The Go-Giver Law of Influence: Installment #3 in a 5-Part Book Review




“Your influence is determined by how abundantly you place other people’s interests first.”



Have you ever really thought about what makes someone influential? Admittedly, I have had an antiquated definition of “influence.” Let me start at the beginning. Growing up, I was never the cool kid. I was, and still am, a people-watcher; happier to observe than to take center stage. As a kid, I mentally filed the other kids into groups: the popular girls with too much lip gloss, the jocks who loved to tease, the alternative kids with sullen attitudes, and the geeks with Dilbert comics taped to their calculators. I didn’t realize it then, but I organized the playground into a kiddie caste system! If I looked closer, there was probably a popularity barometer that measured the social pressure at every grade school dance.
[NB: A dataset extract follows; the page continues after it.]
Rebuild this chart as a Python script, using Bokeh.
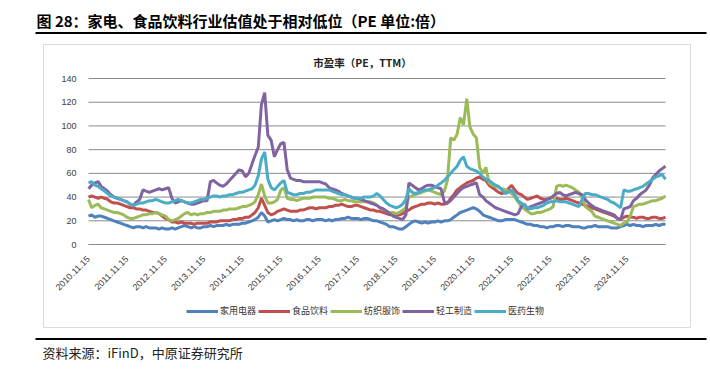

Even as an adult, my shy childhood experiences have caused me, at times, to confuse the definition of popularity and influence. After reading The Go-Giver, I took an inventory of the professionals around me whom I consider “influential.” As it turns out, their influence was connected to what they do rather than who they are. They’re not trying to see what they can “get” from everyone around them; they’re focused on how much they can “give” to their network.


Stated another way, influence is popularity with purpose. Influential people know how to make things happen. And making something positive happen for you is the measure on their personal barometer for success. Can you make something happen for someone else? Who will you influence today?